Just for fun, we calculated what X would be if the sillier and more extreme papers predicting 10 degrees’ ECS were true. Then X would exceed 130: that is, X would exceed any reasonable value by two orders of magnitude.

Couldn’t climatologists have done these simple sums for themselves and realized how grievously overblown their profitable but damaging predictions were? Why did they ever imagine that ECS would be anything like 3 or 4 degrees at midrange, when in reality it will be a harmless and beneficial 1 degree (and only that much on the generous assumption that the official estimates of greenhouse-gas forcings are not overstated)?

The reason is that they imagined that the 32-degree natural greenhouse effect comprised only two components: 8 degrees’ reference sensitivity to preindustrial noncondensing greenhouse gases and 24 degrees’ feedback response thereto (see e.g.
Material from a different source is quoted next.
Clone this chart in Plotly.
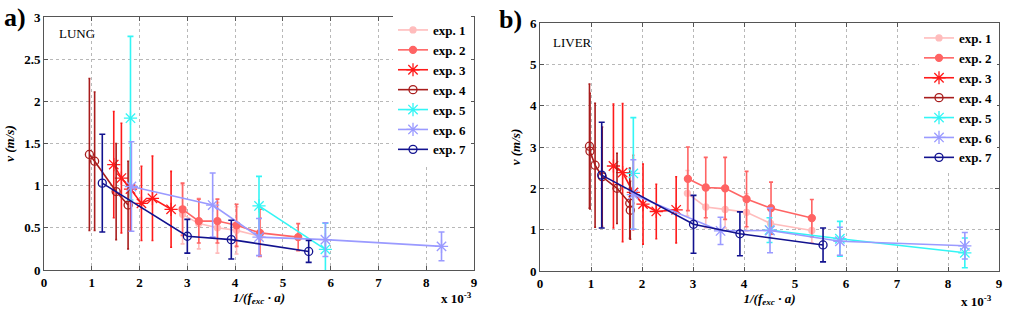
import plotly.graph_objects as go

# ---------------- data ----------------
names = ["exp. 1", "exp. 2", "exp. 3", "exp. 4", "exp. 5", "exp. 6", "exp. 7"]
colors = ["#ffbcbc", "#ff6464", "#ff1a1a", "#a81c1c", "#33f5f5", "#9a9aff", "#12128f"]
symbols = ["circle", "circle", "asterisk-open", "circle-open", "asterisk-open", "asterisk-open", "circle-open"]
msizes = [6, 7, 11, 8, 11, 11, 8]
capw = [2, 2, 1, 1, 3, 3, 3]

x_ticks = [0, 1, 2, 3, 4, 5, 6, 7, 8, 9]
lung_yticks = [0, 0.5, 1, 1.5, 2, 2.5, 3]
liver_yticks = [0, 1, 2, 3, 4, 5, 6]

# LUNG (x in units of 1e-3)
lung_x1 = [2.90, 3.24, 3.63, 4.03, 4.52]
lung_y1 = [0.66, 0.55, 0.50, 0.47, 0.40]
lung_e1 = [0.35, 0.30, 0.30, 0.28, 0.22]
lung_x2 = [2.90, 3.24, 3.63, 4.03, 4.52, 5.32]
lung_y2 = [0.72, 0.58, 0.58, 0.53, 0.44, 0.39]
lung_e2 = [0.31, 0.26, 0.26, 0.25, 0.28, 0.16]
lung_x3 = [1.46, 1.62, 1.81, 2.04, 2.27, 2.66]
lung_y3 = [1.25, 1.09, 0.96, 0.79, 0.85, 0.72]
lung_e3 = [0.63, 0.65, 0.49, 0.44, 0.50, 0.45]
lung_x4 = [0.95, 1.06, 1.51, 1.76]
lung_y4 = [1.37, 1.29, 0.93, 0.77]
lung_e4 = [0.90, 0.82, 0.57, 0.52]
lung_x5 = [1.81, 3.00, 4.50, 5.89]
lung_y5 = [1.80, None, 0.76, 0.245]
lung_e5 = [0.97, 0, 0.35, 0.31]
lung_x6 = [1.83, 3.53, 4.50, 5.89, 8.32]
lung_y6 = [0.99, 0.77, 0.39, 0.36, 0.28]
lung_e6 = [0.53, 0.38, 0.22, 0.20, 0.17]
lung_x7 = [1.22, 3.00, 3.92, 5.54]
lung_y7 = [1.03, 0.40, 0.36, 0.22]
lung_e7 = [0.58, 0.20, 0.23, 0.13]

# LIVER
liver_x1 = [2.89, 3.25, 3.63, 4.05, 4.52, 5.33]
liver_y1 = [1.88, 1.55, 1.49, 1.42, 1.15, 0.98]
liver_e1 = [0.55, 0.50, 0.45, 0.45, 0.35, 0.30]
liver_x2 = [2.90, 3.25, 3.63, 4.05, 4.53, 5.33]
liver_y2 = [2.23, 2.02, 2.00, 1.74, 1.52, 1.28]
liver_e2 = [0.77, 0.73, 0.75, 0.67, 0.63, 0.45]
liver_x3 = [1.44, 1.62, 1.83, 2.02, 2.28, 2.67]
liver_y3 = [2.54, 2.38, 1.90, 1.62, 1.44, 1.48]
liver_e3 = [1.50, 1.67, 0.90, 0.97, 0.66, 0.80]
liver_x4 = [0.97, 0.98, 1.08, 1.22, 1.51, 1.76, 1.77]
liver_y4 = [3.02, 2.90, 2.56, 2.28, 2.00, 1.64, 1.47]
liver_e4 = [1.50, 1.40, 1.50, 1.20, 0.85, 0.85, 0.70]
liver_x5 = [1.83, 3.00, 4.50, 5.88, 8.33]
liver_y5 = [2.36, None, 0.99, 0.78, 0.44]
liver_e5 = [1.35, 0, 0.30, 0.42, 0.36]
liver_x6 = [1.83, 3.54, 4.51, 5.88, 8.33]
liver_y6 = [1.85, 0.97, 0.98, 0.72, 0.61]
liver_e6 = [0.84, 0.33, 0.54, 0.34, 0.32]
liver_x7 = [1.21, 3.01, 3.92, 5.55]
liver_y7 = [2.32, 1.13, 0.90, 0.63]
liver_e7 = [1.28, 0.70, 0.53, 0.41]

lung = [(lung_x1, lung_y1, lung_e1), (lung_x2, lung_y2, lung_e2), (lung_x3, lung_y3, lung_e3),
        (lung_x4, lung_y4, lung_e4), (lung_x5, lung_y5, lung_e5), (lung_x6, lung_y6, lung_e6),
        (lung_x7, lung_y7, lung_e7)]
liver = [(liver_x1, liver_y1, liver_e1), (liver_x2, liver_y2, liver_e2), (liver_x3, liver_y3, liver_e3),
         (liver_x4, liver_y4, liver_e4), (liver_x5, liver_y5, liver_e5), (liver_x6, liver_y6, liver_e6),
         (liver_x7, liver_y7, liver_e7)]

FONT = "Liberation Serif"
fig = go.Figure()

for panel, data, xa, ya, leg in [(0, lung, "x", "y", "legend"), (1, liver, "x2", "y2", "legend2")]:
    for i, (xs, ys, es) in enumerate(data):
        fig.add_trace(go.Scatter(
            x=xs, y=ys, xaxis=xa, yaxis=ya, name=names[i], legend=leg,
            mode="lines+markers", connectgaps=False,
            line=dict(color=colors[i], width=1.6),
            marker=dict(symbol=symbols[i], size=msizes[i], color=colors[i],
                        line=dict(color=colors[i], width=1.3)),
            error_y=dict(type="data", array=es, visible=True, color=colors[i],
                         thickness=1.6, width=capw[i]),
        ))

W, H = 1010, 325
def px_x(p): return p / W
def px_y(p): return 1 - p / H

axis_common = dict(
    showline=True, linecolor="#555555", linewidth=1, mirror="ticks",
    ticks="inside", ticklen=4, tickcolor="#555555",
    showgrid=True, gridcolor="#b8b8b8", griddash="dot", gridwidth=1,
    zeroline=False, automargin=False,
    tickfont=dict(family=FONT, size=13, color="black", weight="bold"),
)
xtitle = dict(text="<i>1/(f<sub>exc</sub> · a)</i>",
              font=dict(family=FONT, size=13, color="black", weight="bold"), standoff=2)
ytitle = dict(text="<i>v (m/s)</i>", font=dict(family=FONT, size=13, color="black", weight="bold"), standoff=6)

legend_common = dict(xanchor="right", yanchor="top", bgcolor="white", borderwidth=0, itemwidth=30,
                     font=dict(family=FONT, size=13, color="black", weight="bold"), tracegroupgap=0)

fig.update_layout(
    width=W, height=H, margin=dict(l=0, r=0, t=0, b=0, autoexpand=False),
    paper_bgcolor="white", plot_bgcolor="white",
    xaxis=dict(axis_common, domain=[px_x(44), px_x(474)], range=[0, 9], tickvals=x_ticks,
               anchor="y", title=xtitle),
    yaxis=dict(axis_common, domain=[px_y(270), px_y(17)], range=[0, 3], tickvals=lung_yticks,
               anchor="x", title=ytitle),
    xaxis2=dict(axis_common, domain=[px_x(540), px_x(999)], range=[0, 9], tickvals=x_ticks,
                anchor="y2", title=xtitle),
    yaxis2=dict(axis_common, domain=[px_y(271), px_y(23)], range=[0, 6], tickvals=liver_yticks,
                anchor="x2", title=ytitle),
    legend=dict(legend_common, x=px_x(471), y=px_y(15)),
    legend2=dict(legend_common, x=px_x(997), y=px_y(23)),
    annotations=[
        dict(text="<b>a)</b>", x=px_x(2), y=px_y(1), xref="paper", yref="paper",
             xanchor="left", yanchor="top", showarrow=False,
             font=dict(family=FONT, size=26, color="black")),
        dict(text="<b>b)</b>", x=px_x(497), y=px_y(3), xref="paper", yref="paper",
             xanchor="left", yanchor="top", showarrow=False,
             font=dict(family=FONT, size=26, color="black")),
        dict(text="LUNG", x=px_x(57), y=px_y(33), xref="paper", yref="paper",
             xanchor="left", yanchor="middle", showarrow=False,
             font=dict(family=FONT, size=13, color="black")),
        dict(text="LIVER", x=px_x(551), y=px_y(42), xref="paper", yref="paper",
             xanchor="left", yanchor="middle", showarrow=False,
             font=dict(family=FONT, size=13, color="black")),
        dict(text="<b>x 10<sup>-3</sup></b>", x=px_x(474), y=px_y(298), xref="paper", yref="paper",
             xanchor="right", yanchor="middle", showarrow=False,
             font=dict(family=FONT, size=13, color="black")),
        dict(text="<b>x 10<sup>-3</sup></b>", x=px_x(994), y=px_y(301), xref="paper", yref="paper",
             xanchor="right", yanchor="middle", showarrow=False,
             font=dict(family=FONT, size=13, color="black")),
    ],
)

fig.write_html("out.html", config={"displayModeBar": False},
               post_script="document.body.style.margin='0px';")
Lacis et al., 2010). On that basis, they thought that 1 degree of doubled-CO2 reference sensitivity would become about 4 degrees’ ECS – and the current models’ midrange prediction is indeed close to 4 degrees.

They had forgotten that much of the 24 degrees’ total preindustrial feedback response was a response not to the preindustrial noncondensing greenhouse gases but to the 25-times-greater emission temperature that would prevail near the surface even if there were no greenhouse gases in the air at the outset. The larger the feedback response to the warmth from the Sun, the smaller the feedback response to the greenhouse gases.

Bless their little cotton socks, they had forgotten the Sun was shining. That strikingly elementary error is why the world is in a childish panic about global warming.